Exercise brief -> Keep only the lines of the data below that contain "this", and copy them.

Data shown ->
+++
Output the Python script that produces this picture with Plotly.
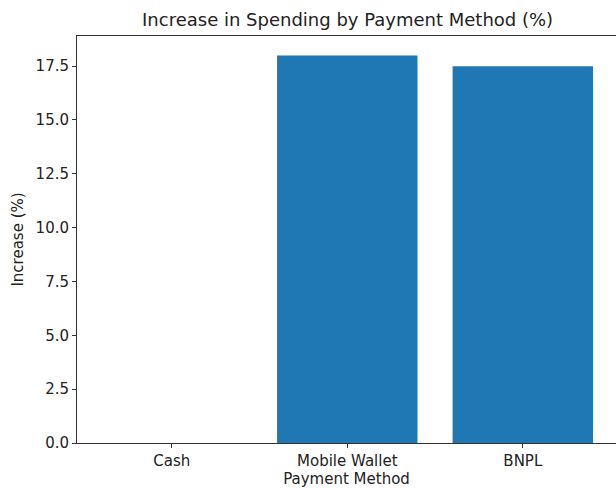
import plotly.graph_objects as go

categories = ["Cash", "Mobile Wallet", "BNPL"]
increase_pct = [0.0, 18.0, 17.5]
y_ticks = [0, 2.5, 5, 7.5, 10, 12.5, 15, 17.5]
y_tick_labels = ["0.0", "2.5", "5.0", "7.5", "10.0", "12.5", "15.0", "17.5"]

fig = go.Figure(go.Bar(
    x=categories, y=increase_pct, width=0.8,
    marker=dict(color="#1f77b4", line=dict(width=0)),
))

font = "DejaVu Sans, sans-serif"
fig.update_layout(
    width=616, height=488,
    margin=dict(l=77, r=0, t=36, b=45),
    paper_bgcolor="white", plot_bgcolor="white",
    font=dict(family=font, size=15, color="#222"),
    showlegend=False,
    title=dict(text="Increase in Spending by Payment Method (%)",
               x=0.502, xref="paper", xanchor="center",
               y=1 - 20 / 488, yref="container", yanchor="middle",
               font=dict(size=18, color="#222")),
    xaxis=dict(type="category", range=[-0.54, 2.531],
               showline=True, linecolor="#333", linewidth=1, mirror=True,
               ticks="outside", ticklen=4, tickcolor="#333",
               showgrid=False, zeroline=False,
               title=dict(text="Payment Method", standoff=0, font=dict(size=15))),
    yaxis=dict(range=[0, 18.9], tickvals=y_ticks, ticktext=y_tick_labels,
               showline=True, linecolor="#333", linewidth=1, mirror=False,
               ticks="outside", ticklen=4, tickcolor="#333",
               showgrid=False, zeroline=False,
               title=dict(text="Increase (%)", standoff=8, font=dict(size=15))),
)

fig.write_html("out.html",
               config={"displayModeBar": False},
               post_script="document.body.style.margin='0';document.body.style.overflow='hidden';")
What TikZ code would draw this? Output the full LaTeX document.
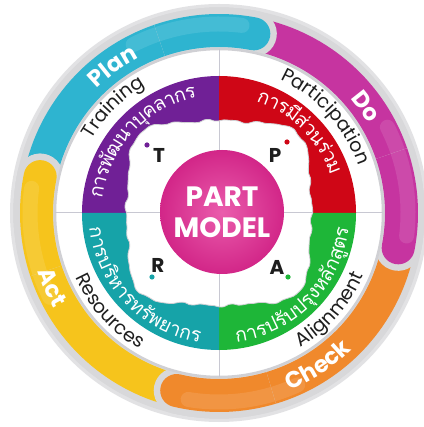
\documentclass[tikz,border=0pt]{standalone}
\usepackage{fontspec}
\setmainfont{Poppins}
\newfontfamily\thaifont[Script=Thai]{Loma}
\definecolor{cyanP}{RGB}{46,180,208}
\definecolor{magP}{RGB}{198,52,160}
\definecolor{orgP}{RGB}{240,137,44}
\definecolor{yelP}{RGB}{246,196,28}
\definecolor{purP}{RGB}{112,32,150}
\definecolor{redP}{RGB}{207,6,22}
\definecolor{grnP}{RGB}{30,182,56}
\definecolor{tealP}{RGB}{22,163,168}
\definecolor{ringgrey}{RGB}{226,226,228}
\definecolor{pborder}{RGB}{216,216,218}
\definecolor{edgegrey}{RGB}{208,208,212}
\definecolor{divgrey}{RGB}{200,200,210}
\definecolor{txt}{RGB}{30,30,30}
\definecolor{pinkin}{RGB}{234,92,172}
\definecolor{pinkout}{RGB}{210,38,136}
\def\arcsq{1}
\newcommand\arcmeasure[1]{\pgfinterruptpicture\global\setbox1=\hbox{#1}\endpgfinterruptpicture\pgfmathsetmacro\wnum{\the\wd1*\arcsq}}
\newcommand\arctext[5]{%
  \gdef\arctotal{0}%
  \foreach \ch in {#5}{%
    \arcmeasure{#4\ch}%
    \pgfmathsetmacro\arctmp{\arctotal+\wnum}%
    \xdef\arctotal{\arctmp}%
  }%
  \pgfmathsetmacro\arctmp{#2+(#3)*deg(\arctotal/#1)/2}%
  \xdef\arccur{\arctmp}%
  \foreach \ch in {#5}{%
    \arcmeasure{#4\ch}%
    \pgfmathsetmacro\arcang{\arccur-(#3)*deg(\wnum/#1)/2}%
    \pgfmathsetmacro\arcrot{\arcang-(#3)*90}%
    \node[anchor=base,rotate=\arcrot,inner sep=0pt,outer sep=0pt] at (\arcang:#1) {#4\ch};%
    \pgfmathsetmacro\arctmp{\arccur-(#3)*deg(\wnum/#1)}%
    \xdef\arccur{\arctmp}%
  }%
}
\newcommand\petal[3]{%
  \draw[line width=46pt,draw=pborder,line cap=round] (#2:182.5) arc[start angle=#2,end angle=#3,radius=182.5];
  \draw[line width=33pt,draw=#1,line cap=round] (#2:182.5) arc[start angle=#2,end angle=#3,radius=182.5];
  \draw[line width=15pt,draw=white,draw opacity=0.11,line cap=round] (#3+38:189) arc[start angle=#3+38,end angle=#3+4,radius=189];
}
\newcommand\petalend[3]{%
  \begin{scope}
    \clip (0,0) -- (#3-15:235) arc[start angle=#3-15,end angle=#3+30,radius=235] -- cycle;
    \petal{#1}{#2}{#3}
  \end{scope}
}
\newcommand\squirclepath{plot[smooth cycle,samples=120,domain=0:357] (\x:{93+19*pow(sin(2*\x),4)+0.9*sin(23*\x)+0.6*cos(37*\x)})}
\newcommand\engf{\fontsize{19}{19}\selectfont\color{txt}}
\newcommand\thf{\thaifont\fontsize{19.5}{19.5}\selectfont\color{white}}
\newcommand\pf{\fontsize{23}{23}\selectfont\bfseries\color{white}}
\begin{document}
\begin{tikzpicture}[x=1pt,y=1pt]
\useasboundingbox (-219,-214) rectangle (204,213);
\fill[white] (-219,-214) rectangle (204,213);
% outer grey ring
\fill[ringgrey] (0,0) circle[radius=209];
% petals
\petal{cyanP}{185}{79}
\petal{magP}{95}{-11}
\petal{orgP}{8}{-103.4}
\petal{yelP}{-87}{-191.5}
\petalend{cyanP}{185}{79}
\petalend{magP}{95}{-11}
\petalend{orgP}{8}{-103.4}
\petalend{yelP}{-87}{-191.5}
% white ring
\filldraw[fill=white,draw=edgegrey,line width=2.5pt] (0,0) circle[radius=164];
\coordinate (c) at (0,0);
\coordinate (t) at (0,164);
\coordinate (b) at (0,-164);
\coordinate (l) at (-164,0);
\coordinate (r) at (164,0);
\draw[divgrey,line width=1pt] (t) -- (b);
\draw[divgrey,line width=1pt] (l) -- (r);
% coloured band
\fill[purP] (c) -- (90:137) arc[start angle=90,end angle=180,radius=137] -- cycle;
\fill[redP] (c) -- (0:137) arc[start angle=0,end angle=90,radius=137] -- cycle;
\fill[grnP] (c) -- (-90:137) arc[start angle=-90,end angle=0,radius=137] -- cycle;
\fill[tealP] (c) -- (180:137) arc[start angle=180,end angle=270,radius=137] -- cycle;
% inner white
\path[fill=white,draw=edgegrey,line width=0.8pt] \squirclepath;
\begin{scope}
  \clip \squirclepath;
  \draw[divgrey,line width=1pt] (t) -- (b);
  \draw[divgrey,line width=1pt] (l) -- (r);
\end{scope}
% centre
\shade[inner color=pinkin,outer color=pinkout] (3,1) circle[radius=62];
\node[text=white,font=\fontsize{28}{28}\selectfont\bfseries] (part) at (3,16) {PART};
\node[text=white,font=\fontsize{28}{28}\selectfont\bfseries] (model) at (3,-15) {MODEL};
% letters and dots
\node[text=txt,font=\fontsize{20}{20}\selectfont\bfseries] (T) at (-60,58) {T};
\node[text=txt,font=\fontsize{20}{20}\selectfont\bfseries] (P) at (56,58) {P};
\node[text=txt,font=\fontsize{20}{20}\selectfont\bfseries] (R) at (-61,-52) {R};
\node[text=txt,font=\fontsize{20}{20}\selectfont\bfseries] (A) at (58,-54) {A};
\fill[purP] (-72,68) circle[radius=2.6];
\fill[redP] (68,71) circle[radius=2.6];
\fill[tealP] (-67,-64) circle[radius=2.6];
\fill[grnP] (69,-64) circle[radius=2.6];
% petal labels
\arctext{174.5}{126}{1}{\pf}{P,l,a,n}
\arctext{174.5}{36}{1}{\pf}{D,o}
\arctext{191}{-57}{-1}{\pf}{C,h,e,c,k}
\arctext{191}{204}{-1}{\pf}{A,c,t}
% english labels
\arctext{147}{135}{1}{\engf}{T,r,a,i,n,i,n,g}
\arctext{147}{42}{1}{\engf}{P,a,r,t,i,c,i,p,a,t,i,o,n}
\arctext{157.5}{222}{-1}{\engf}{R,e,s,o,u,r,c,e,s}
\arctext{157.5}{-41}{-1}{\engf}{A,l,i,g,n,m,e,n,t}
% thai labels
\def\arcsq{0.93}
\arctext{117.5}{137}{1}{\thf}{ก,า,ร,พั,ฒ,น,า,บุ,ค,ล,า,ก,ร}
\arctext{117.5}{45}{1}{\thf}{ก,า,ร,มี,ส่,ว,น,ร่,ว,ม}
\def\arcsq{1}
\arctext{130.5}{224}{-1}{\thf}{ก,า,ร,บ,ริ,ห,า,ร,ท,รั,พ,ย,า,ก,ร}
\arctext{130.5}{315.5}{-1}{\thf}{ก,า,ร,ป,รั,บ,ป,รุ,ง,ห,ลั,ก,สู,ต,ร}
\end{tikzpicture}
\end{document}
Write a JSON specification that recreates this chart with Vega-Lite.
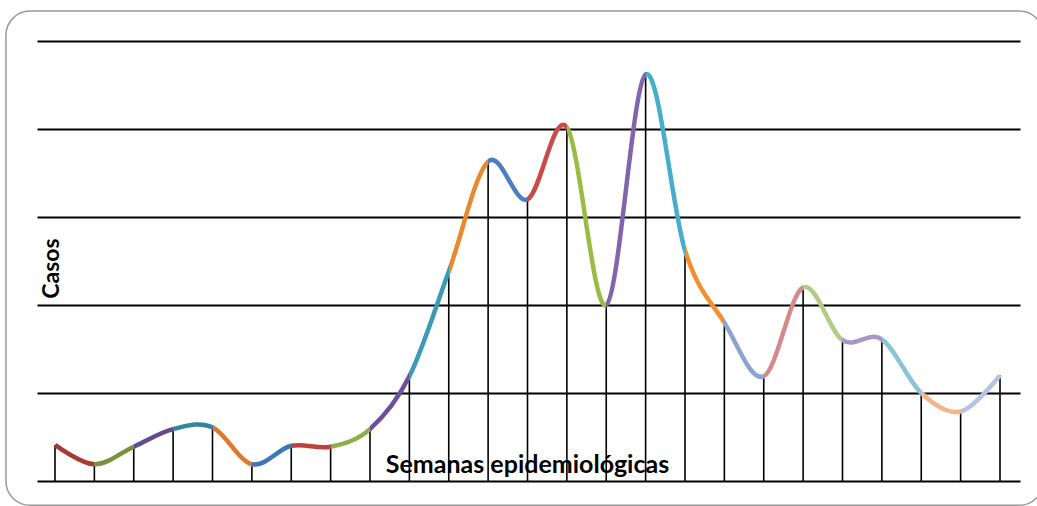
{
  "$schema": "https://vega.github.io/schema/vega-lite/v6.json",
  "width": 983,
  "height": 440,
  "autosize": {"type": "none"},
  "padding": {"left": 37, "top": 41, "right": 17, "bottom": 25},
  "background": "white",
  "config": {"view": {"stroke": null}},
  "data": {
    "values": [
      {"semana": 1, "casos": 4.1},
      {"semana": 2, "casos": 1.9},
      {"semana": 3, "casos": 3.9},
      {"semana": 4, "casos": 5.9},
      {"semana": 5, "casos": 6.1},
      {"semana": 6, "casos": 1.9},
      {"semana": 7, "casos": 4.0},
      {"semana": 8, "casos": 3.9},
      {"semana": 9, "casos": 5.9},
      {"semana": 10, "casos": 11.9},
      {"semana": 11, "casos": 23.8},
      {"semana": 12, "casos": 36.3},
      {"semana": 13, "casos": 32.0},
      {"semana": 14, "casos": 40.2},
      {"semana": 15, "casos": 20.0},
      {"semana": 16, "casos": 46.2},
      {"semana": 17, "casos": 26.2},
      {"semana": 18, "casos": 18.0},
      {"semana": 19, "casos": 11.9},
      {"semana": 20, "casos": 22.0},
      {"semana": 21, "casos": 16.0},
      {"semana": 22, "casos": 16.1},
      {"semana": 23, "casos": 10.0},
      {"semana": 24, "casos": 7.9},
      {"semana": 25, "casos": 12.0}
    ]
  },
  "layer": [
    {
      "data": {"values": [{"marco": 1}]},
      "mark": {"type": "rect", "fill": null, "stroke": "#9a9a9a", "strokeWidth": 1.5, "cornerRadius": 24, "clip": false},
      "encoding": {
        "x": {"datum": -0.245, "type": "quantitative", "scale": {"domain": [0.543, 25.508], "nice": false, "zero": false}},
        "x2": {"datum": 26.1},
        "y": {"datum": 53.4, "type": "quantitative", "scale": {"domain": [0, 50], "nice": false}},
        "y2": {"datum": -2.75}
      }
    },
    {
      "mark": {"type": "rule", "color": "black", "strokeWidth": 1.6},
      "encoding": {
        "x": {"field": "semana", "type": "quantitative", "scale": {"domain": [0.543, 25.508], "nice": false, "zero": false},
          "axis": {"title": "Semanas epidemiológicas", "labels": false, "ticks": false, "domain": false, "grid": false, "zindex": 1,
            "titleFont": "Lato", "titleFontSize": 25, "titleFontWeight": "bold", "titleColor": "black",
            "titleY": -9, "titleX": 490, "titleAlign": "center", "titleBaseline": "alphabetic"}},
        "y": {"field": "casos", "type": "quantitative", "scale": {"domain": [0, 50], "nice": false},
          "axis": {"title": "Casos", "values": [0, 10, 20, 30, 40, 50], "labels": false, "ticks": false, "domain": false,
            "grid": true, "gridColor": "black", "gridWidth": 2, "gridOpacity": 1,
            "titleFont": "Lato", "titleFontSize": 23, "titleFontWeight": "bold", "titleColor": "black",
            "titleX": 14, "titleY": 227, "titleBaseline": "middle", "titleAlign": "center", "titleAngle": -90}},
        "y2": {"datum": 0}
      }
    },
    {
      "mark": {
        "type": "line",
        "interpolate": "cardinal",
        "tension": 0,
        "strokeWidth": 4.5,
        "strokeCap": "butt",
        "stroke": {
          "gradient": "linear", "x1": 0, "y1": 0, "x2": 1, "y2": 0,
          "stops": [
            {"offset": 0.0000, "color": "#a83a36"}, {"offset": 0.0417, "color": "#a83a36"},
            {"offset": 0.0417, "color": "#77933c"}, {"offset": 0.0833, "color": "#77933c"},
            {"offset": 0.0833, "color": "#644a8c"}, {"offset": 0.1250, "color": "#644a8c"},
            {"offset": 0.1250, "color": "#31859c"}, {"offset": 0.1667, "color": "#31859c"},
            {"offset": 0.1667, "color": "#e0782a"}, {"offset": 0.2083, "color": "#e0782a"},
            {"offset": 0.2083, "color": "#3c77b8"}, {"offset": 0.2500, "color": "#3c77b8"},
            {"offset": 0.2500, "color": "#c0403d"}, {"offset": 0.2917, "color": "#c0403d"},
            {"offset": 0.2917, "color": "#8bb04a"}, {"offset": 0.3333, "color": "#8bb04a"},
            {"offset": 0.3333, "color": "#6e4f9c"}, {"offset": 0.3750, "color": "#6e4f9c"},
            {"offset": 0.3750, "color": "#3a9bb5"}, {"offset": 0.4167, "color": "#3a9bb5"},
            {"offset": 0.4167, "color": "#e8892d"}, {"offset": 0.4583, "color": "#e8892d"},
            {"offset": 0.4583, "color": "#4a7fc1"}, {"offset": 0.5000, "color": "#4a7fc1"},
            {"offset": 0.5000, "color": "#c94a47"}, {"offset": 0.5417, "color": "#c94a47"},
            {"offset": 0.5417, "color": "#9bbb45"}, {"offset": 0.5833, "color": "#9bbb45"},
            {"offset": 0.5833, "color": "#8264ad"}, {"offset": 0.6250, "color": "#8264ad"},
            {"offset": 0.6250, "color": "#45aec8"}, {"offset": 0.6667, "color": "#45aec8"},
            {"offset": 0.6667, "color": "#f38f2f"}, {"offset": 0.7083, "color": "#f38f2f"},
            {"offset": 0.7083, "color": "#8da4d3"}, {"offset": 0.7500, "color": "#8da4d3"},
            {"offset": 0.7500, "color": "#d48a8a"}, {"offset": 0.7917, "color": "#d48a8a"},
            {"offset": 0.7917, "color": "#b2cc88"}, {"offset": 0.8333, "color": "#b2cc88"},
            {"offset": 0.8333, "color": "#a896c5"}, {"offset": 0.8750, "color": "#a896c5"},
            {"offset": 0.8750, "color": "#8ac4d8"}, {"offset": 0.9167, "color": "#8ac4d8"},
            {"offset": 0.9167, "color": "#f7b487"}, {"offset": 0.9583, "color": "#f7b487"},
            {"offset": 0.9583, "color": "#b5c2e0"}, {"offset": 1.0000, "color": "#b5c2e0"}
          ]
        }
      },
      "encoding": {
        "x": {"field": "semana", "type": "quantitative"},
        "y": {"field": "casos", "type": "quantitative"}
      }
    }
  ]
}
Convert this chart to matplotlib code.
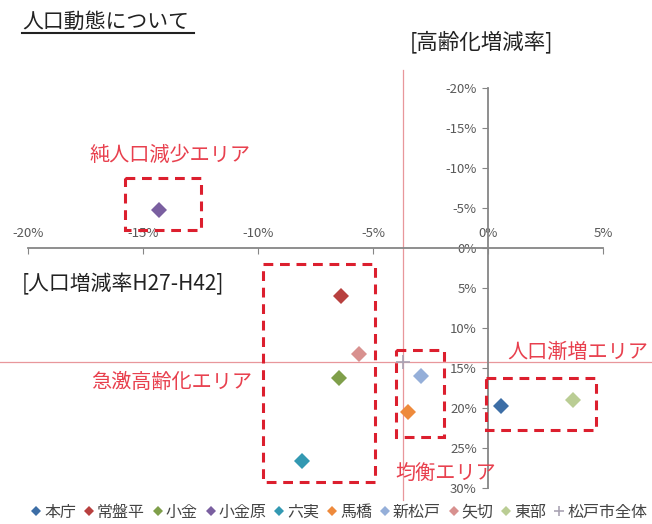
import matplotlib
matplotlib.use("Agg")
import matplotlib.pyplot as plt
from matplotlib.patches import Rectangle
from matplotlib.lines import Line2D
from matplotlib.ticker import FuncFormatter

plt.rcParams['font.family'] = ['Noto Sans CJK JP', 'DejaVu Sans']

# 地区ごとの人口増減率(x)と高齢化増減率(y)  単位:%
chiku = ['本庁', '常盤平', '小金', '小金原', '六実', '馬橋', '新松戸', '矢切', '東部']
jinko = [0.55, -6.4, -6.5, -14.3, -8.1, -3.5, -2.9, -5.6, 3.7]
koreika = [19.8, 6.0, 16.3, -4.8, 26.6, 20.5, 16.0, 13.2, 19.0]
iro = ['#3d6ea6', '#b8403f', '#7f9f4a', '#7a5fa0', '#3399b2',
       '#ee8a3c', '#95afd9', '#d8918f', '#bacd94']

# 松戸市全体
zentai_x = -3.7
zentai_y = 14.25

# エリア枠 (x0, x1, y0, y1) とラベル
areas = [(-15.8, -12.5, -8.75, -2.25),
         (-9.8, -4.9, 2.0, 29.2),
         (-4.0, -1.9, 12.75, 23.6),
         (-0.1, 4.7, 16.2, 22.75)]
area_labels = ['純人口減少エリア', '急激高齢化エリア', '均衡エリア', '人口漸増エリア']
label_pos = [(170, 155), (172, 383), (446, 473), (578, 352)]

W, H = 652, 524


def px(x, y):
    return x / W, 1 - y / H


fig = plt.figure(figsize=(W / 100, H / 100), dpi=100)
ax = fig.add_axes([28 / W, 1 - 488 / H, 575 / W, 400 / H])
ax.set_xlim(-20, 5)
ax.set_ylim(30, -20)

gray = '#868686'
ax.spines['right'].set_visible(False)
ax.spines['bottom'].set_visible(False)
ax.spines['top'].set_position(('data', 0))
ax.spines['left'].set_position(('data', 0))
for s in ('top', 'left'):
    ax.spines[s].set_color(gray)
    ax.spines[s].set_linewidth(1.3)
ax.xaxis.set_ticks_position('top')
ax.set_xticks([-20, -15, -10, -5, 0, 5])
ax.set_yticks([-20, -15, -10, -5, 0, 5, 10, 15, 20, 25, 30])
pct = FuncFormatter(lambda v, p: '%d%%' % v)
ax.xaxis.set_major_formatter(pct)
ax.yaxis.set_major_formatter(pct)
ax.tick_params(axis='x', direction='in', length=4, color=gray, labelcolor='#595959',
               labelsize=9.5, pad=6)
ax.tick_params(axis='y', direction='out', length=4, color=gray, labelcolor='#595959',
               labelsize=9.5, pad=4)

# 松戸市全体の十字線
ax.axhline(zentai_y, xmin=-0.049, xmax=1.085, color='#e8979b', lw=0.9, clip_on=False, zorder=1)
ax.axvline(zentai_x, ymin=-0.03, ymax=1.045, color='#e8979b', lw=0.9, clip_on=False, zorder=1)

for name, x, y, c in zip(chiku, jinko, koreika, iro):
    ax.plot(x, y, 'D', color=c, ms=8.5, mew=0, label=name, zorder=4, clip_on=False)
ax.plot(zentai_x, zentai_y, '+', color='#aaa4b4', ms=10, mew=1.2, label='松戸市全体', zorder=4)

red = '#dc1f2e'
for (x0, x1, y0, y1) in areas:
    ax.add_patch(Rectangle((x0, y0), x1 - x0, y1 - y0, fill=False, ec=red, lw=2.2,
                           ls=(0, (3.2, 2.2)), clip_on=False, zorder=3))
for t, (x, y) in zip(area_labels, label_pos):
    fig.text(*px(x, y), t, color='#e8404e', fontsize=14.5, ha='center', va='center')

# タイトル・軸ラベル
fig.text(*px(22, 22), '人口動態について', fontsize=15, ha='left', va='center', color='#222222')
fig.add_artist(Line2D([22 / W, 194 / W], [1 - 33 / H, 1 - 33 / H], color='#222222', lw=1.5))
fig.text(*px(410, 42), '[高齢化増減率]', fontsize=15.5, ha='left', va='center', color='#222222')
fig.text(*px(22, 284), '[人口増減率H27-H42]', fontsize=15, ha='left', va='center', color='#222222')

fig.legend(loc='center', bbox_to_anchor=px(339, 512), ncol=10, frameon=False,
           fontsize=11.5, handlelength=0.7, handletextpad=0.15, columnspacing=0.45,
           borderaxespad=0, labelcolor='#444444', markerscale=0.65)

fig.savefig('out.png', dpi=100)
+++
Response below ->
Output the Python script that produces this picture with Plotly.
What TikZ code would draw this? Output the full LaTeX document.
Write a JSON specification that recreates this chart with Vega-Lite.
Convert this chart to matplotlib code.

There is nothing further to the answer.